Много способствует этому поразительному эффекту, ловко примененному в балетном спектакле, и хореография Любовича. Надо отдать должное, опытный балетмейстер умеет создавать своими танцами емкие впечатляющие образы. Вышколенный кордебалет (здесь нужно воздать должное отменной работе репетиторов) в этой сцене, изображая разбушевавшуюся стихию, то и дело возносит главных героев на поверхность, показывая их барахтающимися букашками, которые пытаются сопротивляться неизбежному, таким образом удачно воплощая грандиозный обобщающий образ-символ, задуманный хореографом:
«Мой балет, скорее, метафора, — говорит Лар Любович. — В нашем случае мы хотим показать страх маленького человека, который окружен гигантскими явлениями, на которого давит огромная сила. Мы все — маленькие человечки, а вокруг нас большой и сложный мир. Через свою поэму Пушкин показал, каким беспомощным может быть человек в этом потоке наводнения исторических катаклизмов».

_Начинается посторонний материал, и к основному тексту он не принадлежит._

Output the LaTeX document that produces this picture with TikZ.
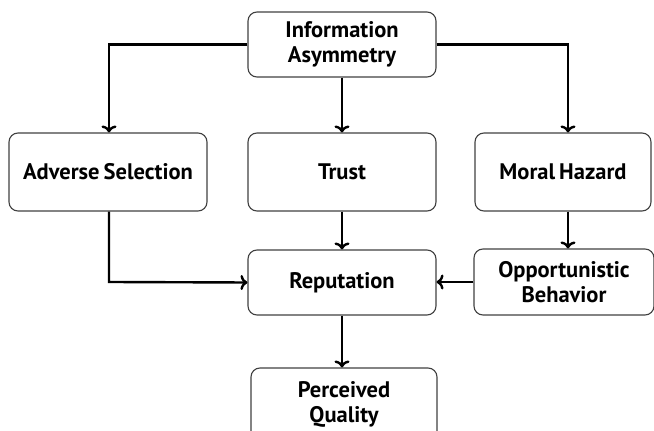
\documentclass[tikz,border=0pt]{standalone}
\usepackage{fontspec}
\setmainfont{PT Sans}
\usetikzlibrary{arrows.meta}

\begin{document}
\begin{tikzpicture}[x=1pt,y=1pt,
    box/.style={draw=black!75, line width=1.1pt, rounded corners=9pt,
      align=center, inner sep=2pt, font=\fontsize{22.5}{25}\selectfont\bfseries},
    link/.style={line width=2.4pt, -{To[length=7pt,width=15pt,line width=2.4pt]}},
  ]
  \useasboundingbox (0,0) rectangle (654,431);

  \node[box, minimum width=188pt, minimum height=65pt] (asym) at (342,386.5) {Information\\Asymmetry};
  \node[box, minimum width=198pt, minimum height=78pt] (adverse) at (108,259) {\spaceskip=0.18em Adverse Selection};
  \node[box, minimum width=188pt, minimum height=78pt] (trust) at (342,259) {Trust};
  \node[box, minimum width=176pt, minimum height=78pt] (moral) at (563,259) {\spaceskip=0.18em Moral Hazard};
  \node[box, minimum width=188pt, minimum height=65pt] (rep) at (342,148.5) {Reputation};
  \node[box, minimum width=180pt, minimum height=66pt] (opp) at (564,149) {Opportunistic\\Behavior};
  \node[box, minimum width=186pt, minimum height=72pt] (qual) at (344,27) {Perceived\\Quality};

  % corners of the bent connectors
  \coordinate (cl) at (109,386.5);
  \coordinate (cr) at (568,386.5);
  \coordinate (cb) at (109,149);

  \draw[link] (asym.west) -- (cl) -- (cl |- adverse.north);
  \draw[link] (asym.east) -- (cr) -- (cr |- moral.north);
  \draw[link] (asym) -- (trust);
  \draw[link] (trust) -- (rep);
  \draw[link] (cb |- adverse.south) -- (cb) -- (rep.west);
  \draw[link] (cr |- moral.south) -- (cr |- opp.north);
  \draw[link] (opp.west) -- (opp.west -| rep.east);
  \draw[link] (rep.south) -- (rep.south |- qual.north);
\end{tikzpicture}
\end{document}
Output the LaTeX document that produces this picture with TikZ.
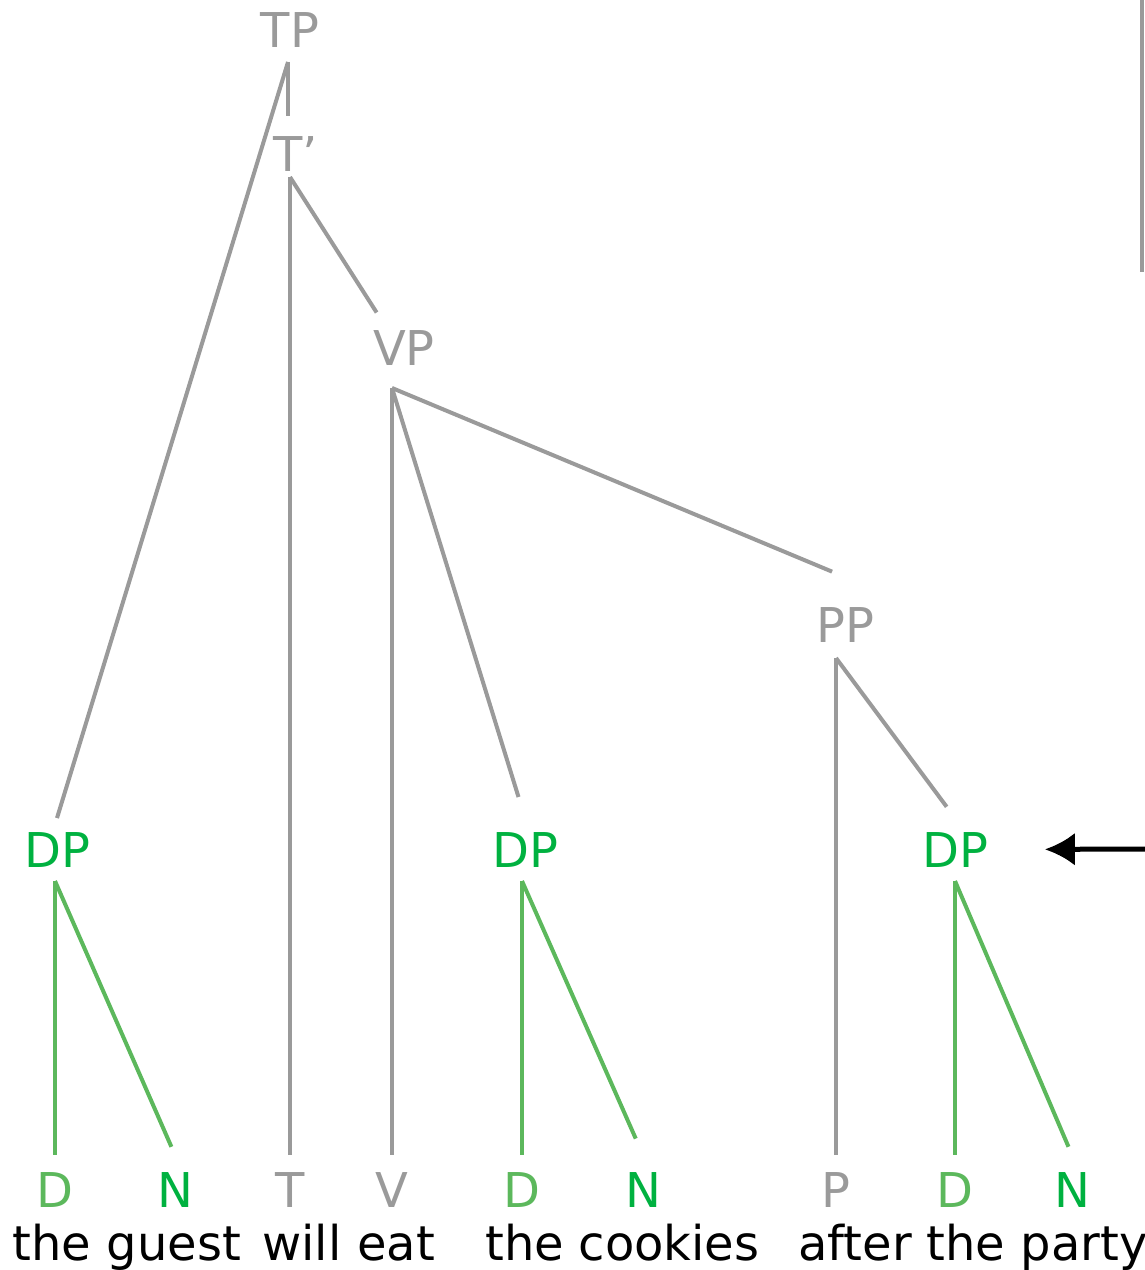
\documentclass[tikz,border=0pt]{standalone}
\usepackage{fontspec}
\setmainfont{DejaVu Sans}
\usetikzlibrary{arrows.meta}
\definecolor{catgray}{HTML}{9A9A9A}
\definecolor{dpgreen}{HTML}{00B140}
\definecolor{headgreen}{HTML}{5CB85C}

\begin{document}
\begin{tikzpicture}[x=0.02cm, y=-0.02cm,
  lbl/.style={anchor=base, inner xsep=0pt, inner ysep=0.34cm, outer sep=0pt, font=\fontsize{27.3}{33}\selectfont},
  cat/.style={lbl, text=catgray},
  dcat/.style={lbl, text=dpgreen},
  hd/.style={lbl, text=headgreen},
  word/.style={lbl, text=black},
  gline/.style={draw=catgray, line width=0.08cm},
  dline/.style={draw=headgreen, line width=0.08cm},
  pointer/.style={draw=black, line width=0.1cm, -{Latex[length=0.6cm,width=0.66cm]}}]
  \useasboundingbox (0,0) rectangle (1144,1270);

  % Phrasen
  \node[cat, inner ysep=0.28cm] (tp) at (290,48) {TP};
  \node[cat, inner ysep=0.1cm] (tbar) at (288,172) {T\rlap{’}};
  \node[cat, inner ysep=0.46cm] (vp) at (404,365) {VP};
  \node[cat, inner ysep=0.32cm] (pp) at (845,642) {PP};
  \node[dcat, inner ysep=0.28cm] (dp1) at (57,867) {DP};
  \node[dcat, inner ysep=0.28cm] (dp2) at (525,867) {DP};
  \node[dcat, inner ysep=0.28cm] (dp3) at (955,867) {DP};

  % Köpfe
  \node[hd] (d1) at (55,1207) {D};
  \node[dcat] (n1) at (175,1207) {N};
  \node[cat] (t) at (290,1207) {T};
  \node[cat] (v) at (392,1207) {V};
  \node[hd] (d2) at (522,1207) {D};
  \node[dcat] (n2) at (643,1207) {N};
  \node[cat] (p) at (836,1207) {P};
  \node[hd] (d3) at (955,1207) {D};
  \node[dcat] (n3) at (1072,1207) {N};

  % Wörter
  \node[word] (w1) at (52,1260) {the};
  \node[word] (w2) at (174,1260) {guest};
  \node[word] (w3) at (302,1260) {will};
  \node[word] (w4) at (396,1260) {eat};
  \node[word] (w5) at (525,1260) {the};
  \node[word] (w6) at (669,1260) {cookies};
  \node[word] (w7) at (855,1260) {after};
  \node[word] (w8) at (966,1260) {the};
  \node[word] (w9) at (1084,1260) {party};

  % Äste
  \draw[gline, shorten >=0.32cm] (tbar |- tp.south) -- (tbar.north);
  \draw[gline] (tbar |- tp.south) -- (dp1.north);
  \draw[gline] (t |- tbar.south) -- (t.north);
  \draw[gline, shorten >=-0.13cm] (t |- tbar.south) -- (vp.north west);
  \draw[gline] (v |- vp.south) -- (v.north);
  \draw[gline, shorten >=0.44cm] (v |- vp.south) -- (dp2.north);
  \draw[gline, shorten >=0.28cm] (v |- vp.south) -- ([yshift=0.28cm]pp.north);
  \draw[gline] (p |- pp.south) -- (p.north);
  \draw[gline, shorten >=0.28cm] (p |- pp.south) -- (dp3.north);
  \draw[dline] (d1 |- dp1.south) -- (d1.north);
  \draw[dline, shorten >=0.18cm] (d1 |- dp1.south) -- (n1.north);
  \draw[dline] (d2 |- dp2.south) -- (d2.north);
  \draw[dline, shorten >=0.36cm] (d2 |- dp2.south) -- (n2.north);
  \draw[dline] (d3 |- dp3.south) -- (d3.north);
  \draw[dline, shorten >=0.18cm] (d3 |- dp3.south) -- (n3.north);

  % Rand rechts oben
  \draw[gline] (1142,0) -- (1142,272);

  % Pfeil
  \coordinate (note) at (1160,849);
  \draw[pointer, shorten >=1.14cm] (note) -- (dp3.east);
\end{tikzpicture}
\end{document}
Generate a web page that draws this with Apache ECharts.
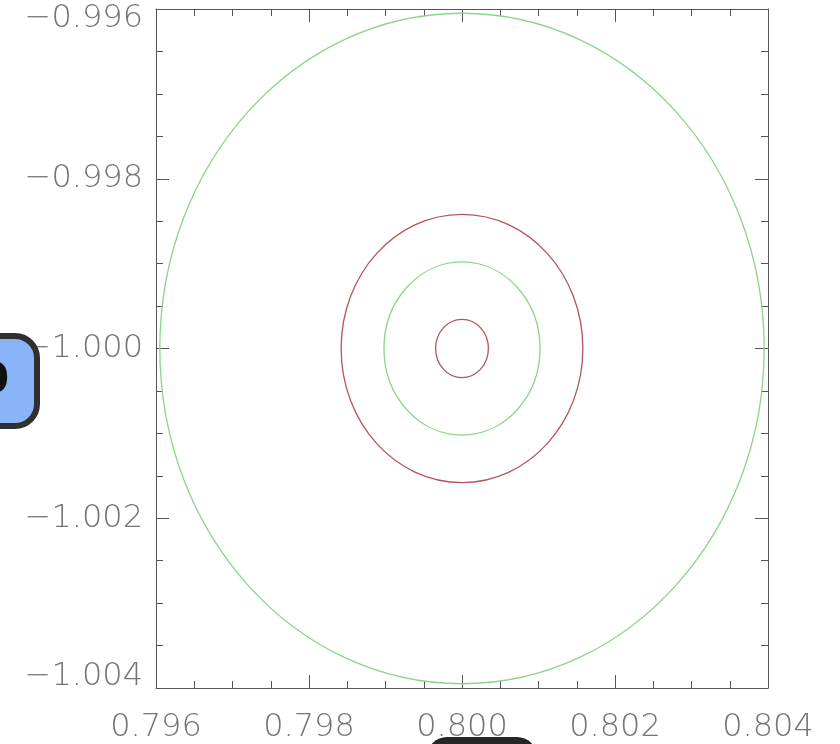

«Говорят, тонущий в последнюю минуту забывает страх, перестает задыхаться. Ему вдруг становится легко, свободно, блаженно. И, теряя сознание, он идет на дно, улыбаясь» — эти слова Георгия Иванова о «блаженно тонущем» Санкт-Петербурге, с которых творец одного из самых поэтичных питерских мифов начинает свои «Петербургские зимы», так и просятся стать эпиграфом новой постановки. Гибель Петербурга в этом балете действительно какая-то блаженная… Да и не гибель это вовсе. Стихия обуздана и побеждена, город возрожден, и заканчивается балет по-советски или по-американски (в данном случае не так важно — несмотря на всю силу противостояния в области культуры, обе идеологии в чем-то смыкались) радостно-оптимистично, с непременным хеппи-эндом — общей пляской на фоне победного фейерверка и сверкающего золотым нимбом Медного всадника — памятника основателю города Петру Великому, который, как мы все помним из пушкинской поэмы, «Россию поднял на дыбы».